Torquemada jest nie tylko Wielkim Inkwizytorem, ale również Wielkim Manipulatorem, które umiejętnie operując słowem rządzi duszami innych. Swojego największego wroga czyni swoją prawą ręką, a swojego przyjaciela zabija. Całą swoją władzę buduje na strachu innych, jak każdy dyktator, który chce utrzymać władzę. Wyrzuty sumienia przychodzą tuż przed śmiercią, ale wtedy jest już za późno, jego asystent okazuje się pojętnym uczniem.
Oglądając spektakl rozpoznajemy mechanizmy, które nic nie straciły na aktualności.
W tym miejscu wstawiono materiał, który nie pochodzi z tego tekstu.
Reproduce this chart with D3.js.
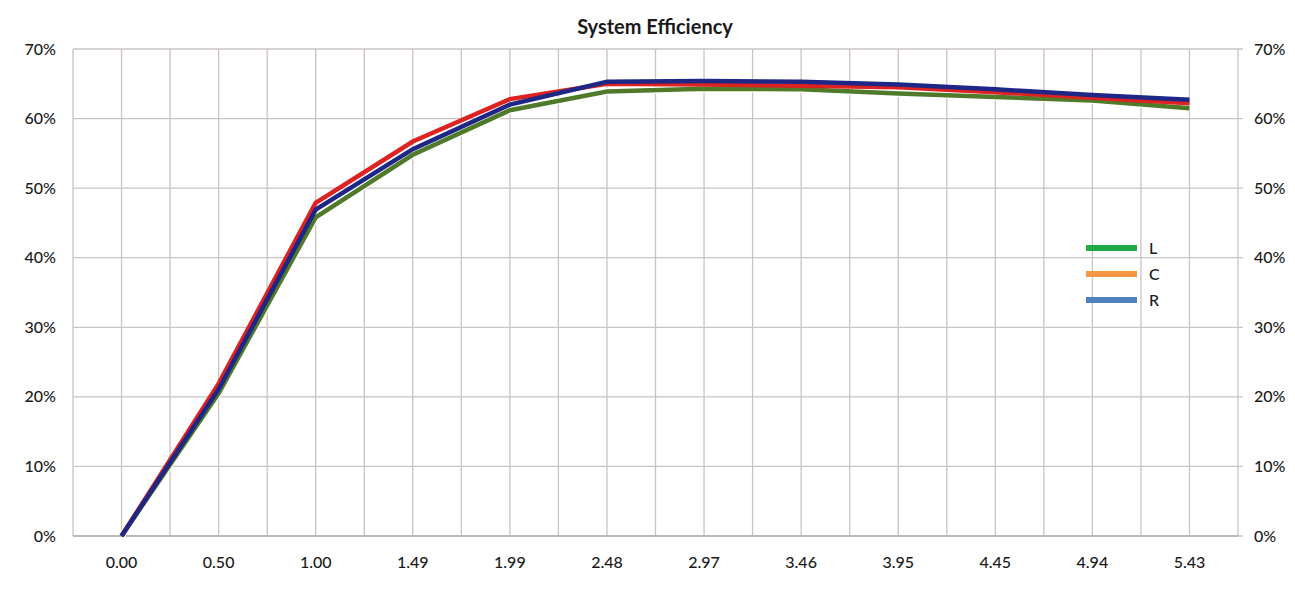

Widzimy je wokół siebie, dlatego ten kameralny spektakl, zanurzony w ciemności i dymie, jawi nam się niczym najgorszy horror, ale tym razem nie wyłączymy telewizora, ani nie wyjdziemy z kina, bo w tym tkwimy, jesteśmy kolejnymi ofiarami.
- To, co jest dla mnie najbardziej fascynujące w powieści Andrzejewskiego, to słowa, które składają się na potężne pojedynki między ludźmi – mówi Tomasz Fryzeł, reżyser. – Ludzie cały czas mówią, cały czas myślą, cały czas funkcjonują na poziomie pewnych pojęć, za którymi stoją potężne rzeczywistości, które determinują nasze działania. Uważam, że za pomocą słów można dotykać spraw egzystencjalnych, które dotyczą nie tyle zdarzeń, które nazywamy politycznymi, ile świata naszego sumienia. Opowieść o złu, które wkracza w ludzką społeczność, jest zawsze w pewnym sensie sytuacją polityczną.
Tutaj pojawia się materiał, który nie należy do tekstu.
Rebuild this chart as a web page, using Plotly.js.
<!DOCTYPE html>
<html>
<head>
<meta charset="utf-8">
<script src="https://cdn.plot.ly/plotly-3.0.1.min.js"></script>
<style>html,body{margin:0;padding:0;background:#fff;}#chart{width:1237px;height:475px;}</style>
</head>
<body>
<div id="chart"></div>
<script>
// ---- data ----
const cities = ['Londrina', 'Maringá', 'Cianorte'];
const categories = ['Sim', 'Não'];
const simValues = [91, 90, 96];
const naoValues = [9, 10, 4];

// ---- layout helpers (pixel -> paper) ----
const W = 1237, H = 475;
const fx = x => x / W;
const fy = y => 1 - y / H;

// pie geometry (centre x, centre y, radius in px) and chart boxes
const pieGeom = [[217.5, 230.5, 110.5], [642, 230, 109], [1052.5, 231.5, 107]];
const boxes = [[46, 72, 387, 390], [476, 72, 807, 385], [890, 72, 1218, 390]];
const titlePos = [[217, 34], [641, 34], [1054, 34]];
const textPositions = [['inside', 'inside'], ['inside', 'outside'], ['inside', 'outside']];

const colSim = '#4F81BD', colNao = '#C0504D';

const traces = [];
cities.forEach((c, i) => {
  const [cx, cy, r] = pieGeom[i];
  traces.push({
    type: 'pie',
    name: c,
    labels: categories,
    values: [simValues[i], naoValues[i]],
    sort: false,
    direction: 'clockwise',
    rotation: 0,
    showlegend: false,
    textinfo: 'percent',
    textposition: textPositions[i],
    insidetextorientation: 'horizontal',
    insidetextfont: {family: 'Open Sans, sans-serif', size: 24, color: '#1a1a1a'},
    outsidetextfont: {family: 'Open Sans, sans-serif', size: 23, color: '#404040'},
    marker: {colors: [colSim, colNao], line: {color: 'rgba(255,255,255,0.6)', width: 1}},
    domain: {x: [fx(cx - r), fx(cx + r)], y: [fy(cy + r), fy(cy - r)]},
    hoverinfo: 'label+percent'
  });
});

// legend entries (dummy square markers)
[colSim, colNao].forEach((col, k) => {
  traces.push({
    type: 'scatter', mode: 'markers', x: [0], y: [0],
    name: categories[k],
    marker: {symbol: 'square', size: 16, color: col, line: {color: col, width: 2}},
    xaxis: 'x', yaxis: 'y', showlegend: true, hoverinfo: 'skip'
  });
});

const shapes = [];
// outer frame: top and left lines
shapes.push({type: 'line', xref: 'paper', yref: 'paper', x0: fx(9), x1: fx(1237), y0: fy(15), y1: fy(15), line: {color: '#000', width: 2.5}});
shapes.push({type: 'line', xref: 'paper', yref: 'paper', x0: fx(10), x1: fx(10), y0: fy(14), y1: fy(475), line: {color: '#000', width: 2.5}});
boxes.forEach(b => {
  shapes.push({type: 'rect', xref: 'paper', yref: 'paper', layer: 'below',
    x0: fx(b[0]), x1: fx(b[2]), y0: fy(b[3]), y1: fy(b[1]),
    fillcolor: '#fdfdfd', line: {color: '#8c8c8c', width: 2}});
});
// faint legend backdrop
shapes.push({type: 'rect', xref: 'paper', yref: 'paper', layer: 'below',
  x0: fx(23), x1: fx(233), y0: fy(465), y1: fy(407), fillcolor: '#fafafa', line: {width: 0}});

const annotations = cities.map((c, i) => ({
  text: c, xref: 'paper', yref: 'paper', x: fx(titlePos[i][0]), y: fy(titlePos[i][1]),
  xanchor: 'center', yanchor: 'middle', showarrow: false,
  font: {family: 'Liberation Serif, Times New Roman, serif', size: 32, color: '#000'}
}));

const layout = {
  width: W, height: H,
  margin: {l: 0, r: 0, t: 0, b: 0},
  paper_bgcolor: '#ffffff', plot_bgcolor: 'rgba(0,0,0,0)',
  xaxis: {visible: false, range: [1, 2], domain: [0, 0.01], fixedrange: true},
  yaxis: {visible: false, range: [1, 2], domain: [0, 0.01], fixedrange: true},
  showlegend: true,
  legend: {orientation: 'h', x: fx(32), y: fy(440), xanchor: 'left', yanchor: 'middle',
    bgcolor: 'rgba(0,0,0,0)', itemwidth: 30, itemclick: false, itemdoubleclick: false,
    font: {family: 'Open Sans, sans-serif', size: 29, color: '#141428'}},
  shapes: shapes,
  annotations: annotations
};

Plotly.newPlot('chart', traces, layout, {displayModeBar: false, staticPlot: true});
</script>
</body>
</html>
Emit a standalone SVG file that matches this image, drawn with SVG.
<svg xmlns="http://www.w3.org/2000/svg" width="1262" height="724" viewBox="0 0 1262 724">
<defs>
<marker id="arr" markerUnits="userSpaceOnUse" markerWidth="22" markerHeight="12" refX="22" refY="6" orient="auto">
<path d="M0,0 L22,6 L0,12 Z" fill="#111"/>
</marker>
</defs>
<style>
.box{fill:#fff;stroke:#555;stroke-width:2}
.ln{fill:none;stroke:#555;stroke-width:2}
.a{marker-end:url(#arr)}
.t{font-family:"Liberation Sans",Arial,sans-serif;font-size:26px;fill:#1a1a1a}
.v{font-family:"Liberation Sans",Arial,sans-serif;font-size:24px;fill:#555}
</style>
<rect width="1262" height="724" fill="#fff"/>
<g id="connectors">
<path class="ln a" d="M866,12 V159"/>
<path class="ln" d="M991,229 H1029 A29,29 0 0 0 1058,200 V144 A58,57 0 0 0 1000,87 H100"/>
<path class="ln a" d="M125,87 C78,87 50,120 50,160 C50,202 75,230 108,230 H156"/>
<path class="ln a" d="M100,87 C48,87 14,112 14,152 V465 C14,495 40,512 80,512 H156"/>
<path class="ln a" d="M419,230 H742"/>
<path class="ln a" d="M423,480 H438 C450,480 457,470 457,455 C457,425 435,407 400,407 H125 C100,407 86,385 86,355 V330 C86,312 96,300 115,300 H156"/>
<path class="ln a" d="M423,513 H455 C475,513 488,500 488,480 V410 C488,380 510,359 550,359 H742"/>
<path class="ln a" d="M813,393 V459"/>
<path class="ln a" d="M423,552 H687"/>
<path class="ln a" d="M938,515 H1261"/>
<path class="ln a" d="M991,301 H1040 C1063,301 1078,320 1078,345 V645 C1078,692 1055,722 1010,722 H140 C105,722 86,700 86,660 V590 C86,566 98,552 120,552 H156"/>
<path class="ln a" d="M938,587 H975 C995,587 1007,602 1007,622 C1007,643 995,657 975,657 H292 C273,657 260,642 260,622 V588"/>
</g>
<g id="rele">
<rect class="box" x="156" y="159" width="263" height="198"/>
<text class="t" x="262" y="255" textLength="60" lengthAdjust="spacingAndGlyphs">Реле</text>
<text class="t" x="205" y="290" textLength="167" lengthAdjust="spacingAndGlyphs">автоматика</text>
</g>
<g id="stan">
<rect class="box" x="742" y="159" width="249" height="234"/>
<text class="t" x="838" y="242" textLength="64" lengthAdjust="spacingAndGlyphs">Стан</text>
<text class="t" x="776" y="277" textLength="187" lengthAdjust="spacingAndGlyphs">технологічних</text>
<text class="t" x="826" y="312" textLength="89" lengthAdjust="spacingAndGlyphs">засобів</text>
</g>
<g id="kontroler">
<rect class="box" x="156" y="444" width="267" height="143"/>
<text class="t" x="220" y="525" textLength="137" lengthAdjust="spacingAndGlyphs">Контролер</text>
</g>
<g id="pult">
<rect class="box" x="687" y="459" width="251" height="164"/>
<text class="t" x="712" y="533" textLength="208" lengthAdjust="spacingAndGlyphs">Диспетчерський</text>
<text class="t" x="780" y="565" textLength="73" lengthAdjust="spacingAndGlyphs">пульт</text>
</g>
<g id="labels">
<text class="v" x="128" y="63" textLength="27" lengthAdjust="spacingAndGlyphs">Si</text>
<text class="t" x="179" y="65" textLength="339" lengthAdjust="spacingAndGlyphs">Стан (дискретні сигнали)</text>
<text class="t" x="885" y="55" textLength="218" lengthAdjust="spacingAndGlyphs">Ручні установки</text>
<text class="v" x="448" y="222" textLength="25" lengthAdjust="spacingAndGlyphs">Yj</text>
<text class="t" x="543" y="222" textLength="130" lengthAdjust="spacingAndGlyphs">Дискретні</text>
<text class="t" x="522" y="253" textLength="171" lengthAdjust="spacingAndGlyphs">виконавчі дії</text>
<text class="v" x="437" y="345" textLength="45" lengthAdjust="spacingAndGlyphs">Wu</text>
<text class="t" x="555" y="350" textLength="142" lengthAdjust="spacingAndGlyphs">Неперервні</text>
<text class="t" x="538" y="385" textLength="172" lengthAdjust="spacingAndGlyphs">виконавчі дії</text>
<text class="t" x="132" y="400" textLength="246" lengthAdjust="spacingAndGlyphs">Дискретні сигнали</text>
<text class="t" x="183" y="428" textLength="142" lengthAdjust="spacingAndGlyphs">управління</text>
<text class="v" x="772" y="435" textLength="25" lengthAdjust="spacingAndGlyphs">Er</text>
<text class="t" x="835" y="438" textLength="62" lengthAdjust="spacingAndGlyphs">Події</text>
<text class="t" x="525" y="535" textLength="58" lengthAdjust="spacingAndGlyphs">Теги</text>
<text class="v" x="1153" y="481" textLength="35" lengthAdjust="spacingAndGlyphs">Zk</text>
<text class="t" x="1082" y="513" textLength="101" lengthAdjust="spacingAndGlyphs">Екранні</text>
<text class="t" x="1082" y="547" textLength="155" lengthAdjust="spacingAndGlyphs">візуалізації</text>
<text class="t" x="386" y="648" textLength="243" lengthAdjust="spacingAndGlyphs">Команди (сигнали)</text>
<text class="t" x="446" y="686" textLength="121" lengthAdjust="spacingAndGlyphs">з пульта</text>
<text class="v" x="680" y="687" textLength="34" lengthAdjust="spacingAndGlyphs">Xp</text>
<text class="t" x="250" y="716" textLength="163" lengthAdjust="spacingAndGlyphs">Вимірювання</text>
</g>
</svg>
Główną rolę, która stanowi oś spektaklu, gra Mirosław Baka, który idealnie pokazuje człowieka poświęconego idei, do tego stopnia, że uznaje tylko własne argumenty. Argumenty, które ma na usprawiedliwienie każdego swojego działania. Jak wytrawny polityki potrafi przekonać do każdej swojej idei, każdej myśli. Rozgrywa ludzi wokół siebie jak pionki na szachownicy. Wprawia w ruch zło, które roznosi się niczym zaraza na cała społeczność. Wyzwala w ludziach strach, którego następstwem jest służalczość, zdrada, donosicielstwo i wszelkie podłe postępki, na które ludzie się decydują, żeby przetrwać lub osiągnąć określone korzyści. Ale okazuje się tylko człowiekiem, czy może aż człowiekiem, i dlatego w końcu nadchodzi moment zwątpienia.
- Strach jest jednym z narzędzi, którymi się posługuje moja postać – mówi Mirosław Baka, aktor. – Czasami jest to strach, czasami jest to uspokojenie, czasami jest to łagodność. Dla mojej postaci ważne jest to, jaki ma cel rozmawiając z konkretnym bohaterem sztuki.
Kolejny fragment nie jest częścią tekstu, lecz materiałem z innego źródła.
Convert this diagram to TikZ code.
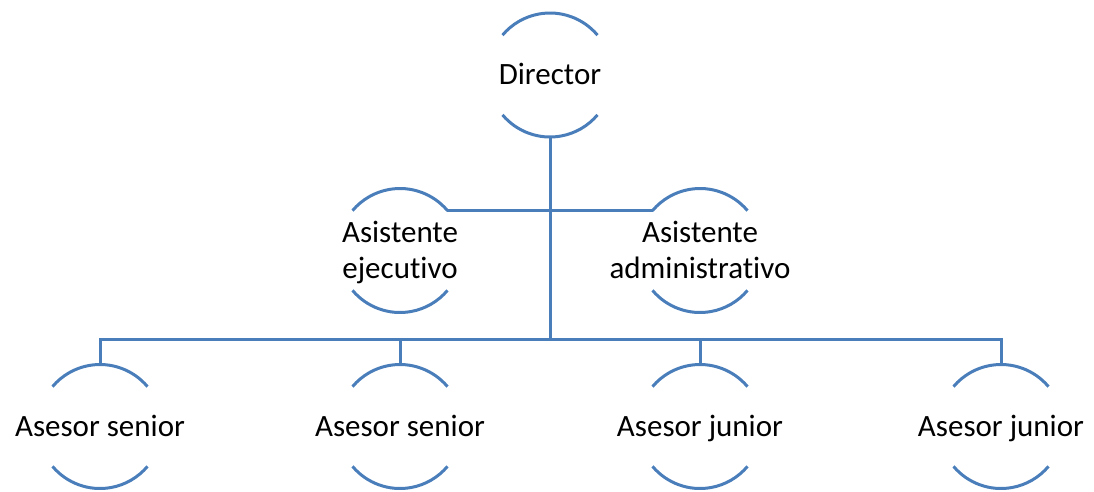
\documentclass[tikz,border=0pt]{standalone}
\usepackage{fontspec}
\setmainfont{Carlito}[Ligatures=NoCommon]
\definecolor{orgblue}{RGB}{74,126,187}
\begin{document}
\begin{tikzpicture}[x=1pt, y=1pt,
                    every node/.style={inner sep=0pt, outer sep=0pt},
                    ring/.style={circle, minimum size=124pt},
                    txt/.style={anchor=base, font=\fontsize{31}{36}\selectfont, align=center},
                    orgline/.style={draw=orgblue, line width=3pt}]
  \useasboundingbox (0,0) rectangle (1094,-491);
  % ring shapes
  \node[ring] (dir) at (550,-75) {};
  \node[ring] (ae) at (400,-250.5) {};
  \node[ring] (aa) at (700,-250.5) {};
  \node[ring] (s1) at (100,-426.5) {};
  \node[ring] (s2) at (400,-426.5) {};
  \node[ring] (j1) at (700,-426.5) {};
  \node[ring] (j2) at (1001,-426.5) {};
  \foreach \n in {dir,ae,aa,s1,s2,j1,j2}
    \draw[orgline] (\n.40) arc[start angle=40, end angle=140, radius=62pt]
                   (\n.220) arc[start angle=220, end angle=320, radius=62pt];
  % labels
  \node[txt, yshift=-9.5pt] (dir-t) at (dir.center) {Director};
  \node[txt, yshift=-28pt] (ae-t) at (ae.center) {Asistente\\ejecutivo};
  \node[txt, yshift=-28pt] (aa-t) at (aa.center) {Asistente\\administrativo};
  \node[txt, yshift=-10pt] (s1-t) at (s1.center) {Asesor senior};
  \node[txt, yshift=-10pt] (s2-t) at (s2.center) {Asesor senior};
  \node[txt, yshift=-10pt] (j1-t) at (j1.center) {Asesor junior};
  \node[txt, yshift=-10pt] (j2-t) at (j2.center) {Asesor junior};
  % connectors
  \coordinate (bus) at (550,-339);
  \draw[orgline] (dir.south) -- (bus);
  \draw[orgline] (ae.40) -- (aa.140);
  \draw[orgline] (s1.north) |- (bus) -| (j2.north);
  \draw[orgline] (s2.north) -- (s2.north |- bus);
  \draw[orgline] (j1.north) -- (j1.north |- bus);
\end{tikzpicture}
\end{document}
Finałowa przemiana bohatera staje się źródłem nadziei, że każde zło ma swój koniec.
Ten spektakl, praktycznie pozbawiony scenografii, efektów wizualnych, skupiony na doskonałej zespołowej grze aktorów, nie pozostawia widza obojętnym, ponieważ przybliża prawdy o nas i naszych słabościach.
Nigdy nie wiemy, jak się zachowamy w obliczu zła.